EH475      
The Rise and Decline of Economic Policy in Twentieth-Century Europe

This information is for the 2009/10 session.

Teachers responsible

Dr Max Schulze, C515 and Mr Dudley Baines, C522

Availability

For MSc Economic History, MSc Economic History (Research), MSc Accounting, Organisations and Institutions and LSE-Sciences Po Double Degree in Development Economics and Economic History. Students taking other master’s degrees may be admitted, space and timetable permitting, and with the approval of their department and the course teachers. This includes MPA Public and Economic Policy/MPA Public Policy and Management/MPA International Development/MPA European Public and Economic Policy students.

Course content

The economic role of the state before the First World War. Reconstruction after World War I and World War II. Exchange rate and monetary policy, 1900-1990. Crisis management 1931 and 1973. Macro policy in the depression of the early 1930s. The relation of economic theory and policy, 1930s-1990s. Trade and protection, multilateralism versus bilateralism, 1900-1990. The state and resource allocation in wartime. Comparative regional policy since 1945. Economic consequences of welfare policies. Policy responses to demographic change. Did the European economies converge? Labour mobility, formal and informal labour markets.

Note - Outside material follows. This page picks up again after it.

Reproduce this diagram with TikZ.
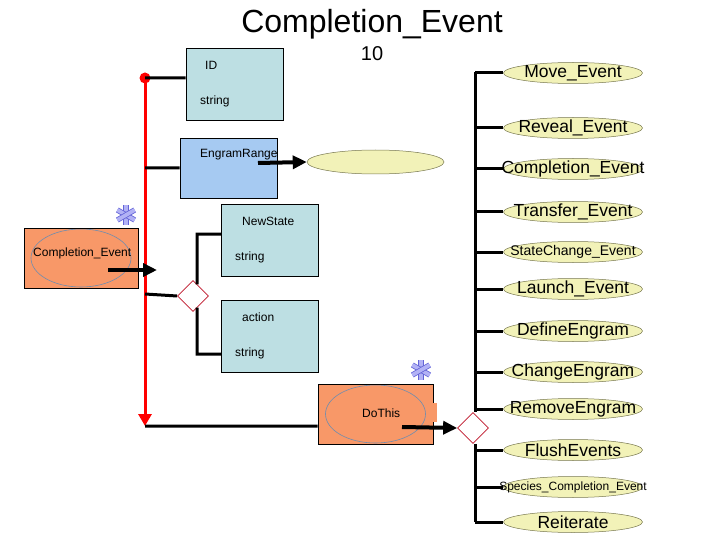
\documentclass[tikz,border=0pt]{standalone}
\usepackage{fontspec}
\setmainfont{Liberation Sans}
\usetikzlibrary{shapes.geometric, positioning, arrows.meta}

\definecolor{fieldcyan}{RGB}{189,223,227}
\definecolor{rangeblue}{RGB}{166,202,242}
\definecolor{eventorange}{RGB}{248,152,104}
\definecolor{evyellow}{RGB}{242,242,184}
\definecolor{evline}{RGB}{120,120,80}
\definecolor{diared}{RGB}{190,20,40}
\definecolor{steel}{RGB}{110,140,175}
\definecolor{astlight}{RGB}{178,178,245}
\definecolor{astdark}{RGB}{100,100,215}

\begin{document}
\begin{tikzpicture}[x=1pt, y=-1pt,
    fieldbox/.style={rectangle, draw, line width=0.9pt, fill=fieldcyan, minimum width=97pt, minimum height=72pt, inner sep=0pt},
    eventbox/.style={rectangle, draw, line width=0.9pt, fill=eventorange, minimum width=114pt, minimum height=60pt, inner sep=0pt,
        path picture={\draw[steel, line width=0.6pt] (path picture bounding box.center) ellipse (50pt and 29pt);}},
    evoval/.style={ellipse, draw=evline, line width=0.5pt, fill=evyellow, minimum width=139pt, minimum height=21pt, inner sep=0pt},
    choice/.style={diamond, draw=diared, line width=0.7pt, fill=white, minimum width=31pt, minimum height=31pt, inner sep=0pt},
    fieldtext/.style={font=\fontsize{12}{14}\selectfont, inner sep=0pt, anchor=west},
    link/.style={line width=3pt},
    flow/.style={line width=4pt, -{Triangle[length=14pt, width=13pt]}},
    asterisk/.style={draw=astdark, double=astlight, line width=0.8pt, double distance=3.8pt}
]
    \useasboundingbox (0,0) rectangle (720,540);

    \node[font=\fontsize{32}{38}\selectfont, anchor=base] (title) at (372,33) {Completion\_Event};
    \node[font=\fontsize{20}{24}\selectfont, anchor=base] (count) at (372,61) {10};

    \node[fieldbox] (idbox) at (234.5,84) {};
    \node[fieldtext] (idname) at (205,65) {ID};
    \node[fieldtext] (idtype) at (200,101) {string};

    \node[fieldbox, fill=rangeblue, minimum height=60pt] (range) at (228.5,168) {};
    \node[fieldtext] (rangename) at (200,155) {EngramRange};
    \node[ellipse, draw=evline, line width=0.5pt, fill=evyellow, minimum width=137pt, minimum height=24pt] (rangeoval) at (375.5,162) {};

    \node[fieldbox] (newstate) at (270,240) {};
    \node[fieldtext] (newstatename) at (242,221) {NewState};
    \node[fieldtext] (newstatetype) at (235,257) {string};

    \node[fieldbox] (action) at (270,336) {};
    \node[fieldtext] (actionname) at (242,317) {action};
    \node[fieldtext] (actiontype) at (235,353) {string};

    \node[eventbox] (completion) at (81,258) {};
    \node[fieldtext] (completionname) at (33,253) {Completion\_Event};

    \node[eventbox, minimum width=115pt] (dothis) at (375.5,414) {};
    \fill[eventorange] (432.5,403) rectangle (437,422);
    \node[fieldtext] (dothisname) at (362,413) {DoThis};

    \node[choice] (split) at (193,296) {};
    \node[choice] (fork) at (473,428) {};

    \coordinate (redtop) at (145,78);
    \coordinate (taprange) at (145,168);
    \coordinate (tapsplit) at (145,294);
    \coordinate (redbot) at (145,426);
    \coordinate (cstart) at (108,270);
    \coordinate (cend) at (157,270);
    \coordinate (rstart) at (258,163);
    \coordinate (dstart) at (402,427);
    \coordinate (railtop) at (475,72);
    \coordinate (railbot) at (475,522);
    \coordinate (mark1) at (126,215);
    \coordinate (mark2) at (421,370);

    \draw[red, line width=3pt, -{Triangle[length=12pt, width=13pt]}] (redtop) -- (redbot);
    \fill[red] (redtop) circle (5.5);
    \draw[link] (redtop) -- (redtop -| idbox.west)
        (taprange) -- (range.west)
        (tapsplit) -- (split.west)
        (redbot) -- (redbot -| dothis.west)
        (split.70) |- ([yshift=6pt]newstate.west)
        (split.-70) |- ([yshift=-18pt]action.west);
    \draw[flow] (cstart) -- (cend);
    \draw[flow] (rstart) -- (rangeoval.west);
    \draw[flow] (dstart) -- (fork.west);

    \draw[link] (railtop) -- (railtop |- fork.north)
        (railbot |- fork.south) -- (railbot);
    \foreach \y/\name/\txt/\sz in {73/move/Move\_Event/17.5, 128/reveal/Reveal\_Event/17.5,
        169/complete/Completion\_Event/17.5, 212/transfer/Transfer\_Event/17.5,
        252/statechange/StateChange\_Event/14, 289/launch/Launch\_Event/17.5,
        331/define/DefineEngram/17.5, 372/change/ChangeEngram/17.5,
        409/remove/RemoveEngram/17.5, 450/flush/FlushEvents/17.5,
        487/species/Species\_Completion\_Event/12, 522/reiterate/Reiterate/17.5}
    {
        \coordinate (\name-tap) at (475,\y);
        \node[evoval, label={[font=\fontsize{\sz}{\sz}\selectfont, inner sep=0pt]center:\txt}] (\name) at (573,\y) {};
        \draw[link] (\name-tap) -- (\name.west);
    }

    \foreach \a in {90,30,-30} {
        \draw[asterisk] (mark1) ++(\a:10) -- ++(\a+180:20);
        \draw[asterisk] (mark2) ++(\a:10) -- ++(\a+180:20);
    }
\end{tikzpicture}
\end{document}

The course examines the changing role of the state in the development of the European economies using a long run perspective. It will focus on problems of economic management both in peacetime and wartime; policy constraints in both closed and open economies; processes of economic growth, convergence and integration; welfare and regional policies and the policy implications of the growth of global markets.

Teaching

20 seminars or lectures of two-hours each in the MT and LT. There will be pre-circulated papers for the seminars.

Formative coursework

A minimum of three essays and one class presentation.

Indicative reading

F B Tipton & R Aldrich, An Economic and Social History of Europe, 2 vols (1890-1939; From 1939 to the present) (1987); L A Craig & D Fisher, The Integration of the European Economy, 1850-1913 (1997); G Hardach, The First World War (1987); D Winch, Economics and Policy. A Historical Study (1969); C P Kindleberger, A Financial History of Western Europe (1984); W R Garside (Ed), Capitalism in Crisis. International Responses to the Great Depression (1992); W Nurkse & W A Brown, International Currency Experience. Lessons of the Inter-War Period, League of Nations(1944); C H Feinstein (Ed), Banking, Currency and Finance in Europe Between the Wars (1995); C H Feinstein, P Temin & G Toniolo, The European Economy Between the Wars (1997); B Eichengreen, Golden Fetters. The Gold Standard and the Great Depression (1992); P Clarke, The Keynesian Revolution in the Making (1988); M Harrison (Ed), The Economics of World War II (1998); A S Milward, War, Economy and Society, 1939-45 (1977); A Boltho (Ed), The European Economy: Growth and Crisis (1988); D Ellwood, Rebuilding Europe. Western Europe, America and Post-War Reconstruction, (1992); M S Schulze (Ed), Western Europe: Economic and Social Change Since 1945 (1999).

Assessment

A three-hour written examination in the ST.